Only twice have MAC teams received at-large bids to the NCAA field. That mid-major love you see now and then from the men’s selection committee doesn’t extend quite so far into the women’s game.

Toledo entered with a No. 42 Rating Percentage Index, which isn’t bad, but with a strength of schedule that barely registered. Only one other MAC team owned a top-70 RPI and that was CMU, which somehow underachieved to the tune of being the No. 4 seed in the tournament.

That put the Chips and Rockets on a collision course short of the championship game and maybe the NCAA selection committee will be turned off by UT losing when it did. Or those folks could look at it the way the rest of us do, which was to say the title game was actually contested in the semifinals.

“In my opinion, it was like a championship game because of the caliber of teams,” said UT coach Tricia Cullop. “We lost to the [next] best RPI team in the league on a neutral floor. I would hope we’d get attention for an at-large berth.”

Unfortunately, for the Rockets, they are reduced to hoping.

And they have no one to blame but themselves.

Toledo’s first-half defense was full of holes. Central Michigan made its first four shots, all 3-pointers, and shot 50 percent both overall and from beyond the arc while rolling to a 40-30 lead at the break. That’s 40 points in one half against a UT team that, on average, allowed 48.6 points a conference GAME during the regular season.

“It felt like at the beginning they could throw half-court shots in,” said UT guard Naama Shafir. “All we could do was keep playing our game. It wasn’t over. We just had to keep fighting and coming back.”
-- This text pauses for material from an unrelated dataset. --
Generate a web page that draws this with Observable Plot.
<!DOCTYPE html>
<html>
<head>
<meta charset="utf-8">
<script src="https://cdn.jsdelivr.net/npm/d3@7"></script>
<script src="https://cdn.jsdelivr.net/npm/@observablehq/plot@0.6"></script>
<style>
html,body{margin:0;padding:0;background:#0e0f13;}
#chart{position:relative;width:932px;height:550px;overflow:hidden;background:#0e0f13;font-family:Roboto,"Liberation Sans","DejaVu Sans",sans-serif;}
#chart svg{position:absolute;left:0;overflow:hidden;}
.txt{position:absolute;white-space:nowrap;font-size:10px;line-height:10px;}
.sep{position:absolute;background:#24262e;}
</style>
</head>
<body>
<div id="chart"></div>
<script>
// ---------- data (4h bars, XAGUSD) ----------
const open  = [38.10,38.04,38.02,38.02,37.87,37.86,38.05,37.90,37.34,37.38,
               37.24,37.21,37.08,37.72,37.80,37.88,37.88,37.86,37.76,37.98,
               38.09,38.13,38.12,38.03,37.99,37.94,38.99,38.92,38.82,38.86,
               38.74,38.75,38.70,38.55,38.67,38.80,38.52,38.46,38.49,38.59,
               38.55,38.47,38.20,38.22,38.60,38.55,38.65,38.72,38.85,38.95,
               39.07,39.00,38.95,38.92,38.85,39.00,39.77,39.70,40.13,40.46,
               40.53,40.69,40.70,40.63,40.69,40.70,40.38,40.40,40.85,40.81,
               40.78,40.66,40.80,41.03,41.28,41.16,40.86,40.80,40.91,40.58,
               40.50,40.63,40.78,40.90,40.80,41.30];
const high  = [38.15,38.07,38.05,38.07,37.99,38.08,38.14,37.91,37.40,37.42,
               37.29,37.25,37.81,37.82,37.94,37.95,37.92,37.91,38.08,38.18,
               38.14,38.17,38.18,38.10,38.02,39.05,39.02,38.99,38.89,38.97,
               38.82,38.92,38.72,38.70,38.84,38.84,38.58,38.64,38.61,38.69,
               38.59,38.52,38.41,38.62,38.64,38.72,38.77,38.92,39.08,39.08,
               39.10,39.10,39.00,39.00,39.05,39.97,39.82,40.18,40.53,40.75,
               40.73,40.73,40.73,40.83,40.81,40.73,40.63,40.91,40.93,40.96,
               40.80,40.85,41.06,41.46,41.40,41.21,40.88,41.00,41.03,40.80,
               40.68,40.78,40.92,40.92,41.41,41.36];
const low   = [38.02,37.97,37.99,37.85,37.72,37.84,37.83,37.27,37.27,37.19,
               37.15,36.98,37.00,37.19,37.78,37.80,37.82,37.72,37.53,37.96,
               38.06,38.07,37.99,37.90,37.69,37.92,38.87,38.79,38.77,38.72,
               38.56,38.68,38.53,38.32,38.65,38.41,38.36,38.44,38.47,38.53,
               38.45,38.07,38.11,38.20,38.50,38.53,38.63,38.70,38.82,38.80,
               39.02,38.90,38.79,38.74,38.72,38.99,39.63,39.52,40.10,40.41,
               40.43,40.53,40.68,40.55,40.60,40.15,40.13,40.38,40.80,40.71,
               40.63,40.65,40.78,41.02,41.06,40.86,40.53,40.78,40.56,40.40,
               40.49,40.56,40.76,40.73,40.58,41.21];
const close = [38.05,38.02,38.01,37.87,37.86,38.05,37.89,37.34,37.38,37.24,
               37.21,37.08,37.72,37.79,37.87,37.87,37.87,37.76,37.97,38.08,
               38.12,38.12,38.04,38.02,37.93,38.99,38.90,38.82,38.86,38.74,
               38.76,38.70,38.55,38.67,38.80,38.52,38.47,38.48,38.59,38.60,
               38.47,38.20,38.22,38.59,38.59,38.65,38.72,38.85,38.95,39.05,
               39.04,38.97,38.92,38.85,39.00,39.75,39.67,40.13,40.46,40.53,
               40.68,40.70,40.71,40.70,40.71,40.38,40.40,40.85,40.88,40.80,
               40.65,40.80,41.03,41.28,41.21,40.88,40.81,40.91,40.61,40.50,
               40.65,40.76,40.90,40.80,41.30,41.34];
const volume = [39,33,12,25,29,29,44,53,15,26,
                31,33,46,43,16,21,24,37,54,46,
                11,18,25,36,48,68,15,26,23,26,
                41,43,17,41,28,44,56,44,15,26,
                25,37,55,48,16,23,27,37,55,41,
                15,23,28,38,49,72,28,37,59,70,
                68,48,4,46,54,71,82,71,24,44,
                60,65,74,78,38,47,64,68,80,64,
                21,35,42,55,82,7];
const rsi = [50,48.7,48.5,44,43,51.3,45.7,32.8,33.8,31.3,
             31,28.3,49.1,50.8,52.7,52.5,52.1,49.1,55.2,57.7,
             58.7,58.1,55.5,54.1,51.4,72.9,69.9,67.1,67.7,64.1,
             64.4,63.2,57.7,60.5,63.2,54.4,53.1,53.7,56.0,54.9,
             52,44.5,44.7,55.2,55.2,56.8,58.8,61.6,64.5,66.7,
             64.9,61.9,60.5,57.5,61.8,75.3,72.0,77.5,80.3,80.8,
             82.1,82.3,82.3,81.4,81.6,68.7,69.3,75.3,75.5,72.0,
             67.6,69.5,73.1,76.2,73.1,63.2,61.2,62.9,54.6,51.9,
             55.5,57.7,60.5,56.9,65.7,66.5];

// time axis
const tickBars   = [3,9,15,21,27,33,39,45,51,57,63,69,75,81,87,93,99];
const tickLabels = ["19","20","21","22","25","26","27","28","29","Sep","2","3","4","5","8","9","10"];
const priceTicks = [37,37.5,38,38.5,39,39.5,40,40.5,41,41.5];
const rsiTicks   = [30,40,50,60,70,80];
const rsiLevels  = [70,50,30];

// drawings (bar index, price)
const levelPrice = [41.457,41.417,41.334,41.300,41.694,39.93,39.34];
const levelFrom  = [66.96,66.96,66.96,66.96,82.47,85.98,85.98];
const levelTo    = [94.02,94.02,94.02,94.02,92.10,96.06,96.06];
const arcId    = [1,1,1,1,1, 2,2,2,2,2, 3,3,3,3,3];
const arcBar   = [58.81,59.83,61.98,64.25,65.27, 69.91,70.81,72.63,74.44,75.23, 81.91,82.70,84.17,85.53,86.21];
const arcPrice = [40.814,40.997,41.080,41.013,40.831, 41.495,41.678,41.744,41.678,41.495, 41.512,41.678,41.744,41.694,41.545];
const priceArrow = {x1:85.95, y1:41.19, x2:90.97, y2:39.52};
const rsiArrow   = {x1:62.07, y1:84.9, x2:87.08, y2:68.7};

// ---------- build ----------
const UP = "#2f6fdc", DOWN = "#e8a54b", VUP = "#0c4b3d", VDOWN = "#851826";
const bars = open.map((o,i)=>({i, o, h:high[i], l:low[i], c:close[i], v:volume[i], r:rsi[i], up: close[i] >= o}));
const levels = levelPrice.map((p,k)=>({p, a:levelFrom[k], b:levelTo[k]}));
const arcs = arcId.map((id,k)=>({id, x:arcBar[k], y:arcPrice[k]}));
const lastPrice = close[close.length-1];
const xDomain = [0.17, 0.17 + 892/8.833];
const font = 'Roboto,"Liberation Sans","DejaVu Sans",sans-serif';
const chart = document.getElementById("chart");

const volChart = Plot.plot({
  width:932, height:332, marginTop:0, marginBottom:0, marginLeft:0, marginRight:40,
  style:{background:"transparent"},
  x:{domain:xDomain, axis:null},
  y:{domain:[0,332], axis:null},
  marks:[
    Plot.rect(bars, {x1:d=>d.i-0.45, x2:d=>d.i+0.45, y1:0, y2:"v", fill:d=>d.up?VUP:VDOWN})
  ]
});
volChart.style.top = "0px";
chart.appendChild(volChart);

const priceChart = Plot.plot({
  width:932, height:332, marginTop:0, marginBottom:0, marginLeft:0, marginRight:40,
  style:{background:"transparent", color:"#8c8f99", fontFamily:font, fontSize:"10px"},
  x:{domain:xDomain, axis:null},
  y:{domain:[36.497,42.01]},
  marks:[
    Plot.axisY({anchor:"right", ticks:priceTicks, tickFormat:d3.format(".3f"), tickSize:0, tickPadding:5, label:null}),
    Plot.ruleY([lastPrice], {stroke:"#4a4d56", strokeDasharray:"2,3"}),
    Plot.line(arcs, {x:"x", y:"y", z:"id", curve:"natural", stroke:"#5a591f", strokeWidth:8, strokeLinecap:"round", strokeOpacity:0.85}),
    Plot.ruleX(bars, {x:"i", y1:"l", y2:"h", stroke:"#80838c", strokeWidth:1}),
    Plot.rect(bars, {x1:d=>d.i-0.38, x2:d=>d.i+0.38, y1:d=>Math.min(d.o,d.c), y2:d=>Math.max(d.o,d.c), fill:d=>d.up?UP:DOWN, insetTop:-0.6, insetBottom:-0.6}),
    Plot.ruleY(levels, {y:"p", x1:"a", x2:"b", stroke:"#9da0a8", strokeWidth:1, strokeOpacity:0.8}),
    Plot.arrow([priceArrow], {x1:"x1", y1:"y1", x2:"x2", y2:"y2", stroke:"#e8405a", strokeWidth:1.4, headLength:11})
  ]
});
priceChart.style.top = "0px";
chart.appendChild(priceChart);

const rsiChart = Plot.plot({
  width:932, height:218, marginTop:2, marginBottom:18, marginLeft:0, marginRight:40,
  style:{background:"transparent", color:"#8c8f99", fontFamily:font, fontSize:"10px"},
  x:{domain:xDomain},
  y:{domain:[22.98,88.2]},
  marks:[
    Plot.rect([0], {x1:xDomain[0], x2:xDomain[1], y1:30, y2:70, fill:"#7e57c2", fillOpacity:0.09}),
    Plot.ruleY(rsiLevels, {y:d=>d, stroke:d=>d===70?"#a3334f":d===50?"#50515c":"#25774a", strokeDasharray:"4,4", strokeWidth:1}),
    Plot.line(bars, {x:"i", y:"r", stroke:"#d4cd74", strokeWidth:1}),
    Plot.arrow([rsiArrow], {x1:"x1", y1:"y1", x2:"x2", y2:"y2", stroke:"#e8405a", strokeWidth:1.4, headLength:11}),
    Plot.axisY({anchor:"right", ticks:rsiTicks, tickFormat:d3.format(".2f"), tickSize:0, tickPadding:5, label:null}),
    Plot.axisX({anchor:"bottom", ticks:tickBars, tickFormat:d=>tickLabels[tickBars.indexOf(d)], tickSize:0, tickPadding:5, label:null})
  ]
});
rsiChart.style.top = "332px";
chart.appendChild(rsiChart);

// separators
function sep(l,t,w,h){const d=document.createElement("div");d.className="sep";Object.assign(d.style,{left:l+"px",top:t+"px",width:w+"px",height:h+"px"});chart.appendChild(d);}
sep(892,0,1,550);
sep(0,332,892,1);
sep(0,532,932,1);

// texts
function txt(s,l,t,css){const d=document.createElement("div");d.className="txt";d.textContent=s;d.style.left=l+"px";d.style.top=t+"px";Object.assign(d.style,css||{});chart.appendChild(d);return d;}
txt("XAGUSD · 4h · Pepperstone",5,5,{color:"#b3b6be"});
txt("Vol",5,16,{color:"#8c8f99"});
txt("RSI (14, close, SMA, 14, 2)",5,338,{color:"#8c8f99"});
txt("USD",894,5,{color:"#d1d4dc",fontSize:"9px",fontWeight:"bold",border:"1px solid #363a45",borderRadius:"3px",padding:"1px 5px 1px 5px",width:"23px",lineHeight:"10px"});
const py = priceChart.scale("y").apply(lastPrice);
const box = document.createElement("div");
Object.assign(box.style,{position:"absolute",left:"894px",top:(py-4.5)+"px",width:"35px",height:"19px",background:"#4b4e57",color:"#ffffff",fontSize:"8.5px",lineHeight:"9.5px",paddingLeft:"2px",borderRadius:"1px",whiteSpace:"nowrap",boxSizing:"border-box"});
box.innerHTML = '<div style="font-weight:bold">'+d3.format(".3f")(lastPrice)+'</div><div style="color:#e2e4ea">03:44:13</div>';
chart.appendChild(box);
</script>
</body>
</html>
And, by golly, they nearly did. Toledo’s only lead was 2-0 and they chased from behind the rest of the game, always an exhausting proposition. But with 34 seconds to play, after a bucket by Lecretia Smith pulled the Rockets within 62-61 and before Central could execute the ensuing inbounds pass, Andola Dortch drew an elbow and a foul and UT got the ball back.

The Rockets missed their last three attempts from the field, though, and that also followed a game-long theme.

Seniors Shafir and Yolanda Richardson were a combined 12 of 35 from the field. Poor Yo. You could put her on an icy blacktop court, blindfold her, tie her left hand behind her back, spin her around until she was dizzy, and she’d still not miss as many layups, hooks, and 3-foot jumpers as she did Friday.

But it happens. Sometimes the shots don’t fall. Sometimes the best team doesn’t win. Sometimes it doesn’t matter.

But it is mid-March now and everything matters, especially for mid-majors that have no NCAA guarantees beyond winning their conference tournament.

When it doesn’t happen, all that’s left is hope.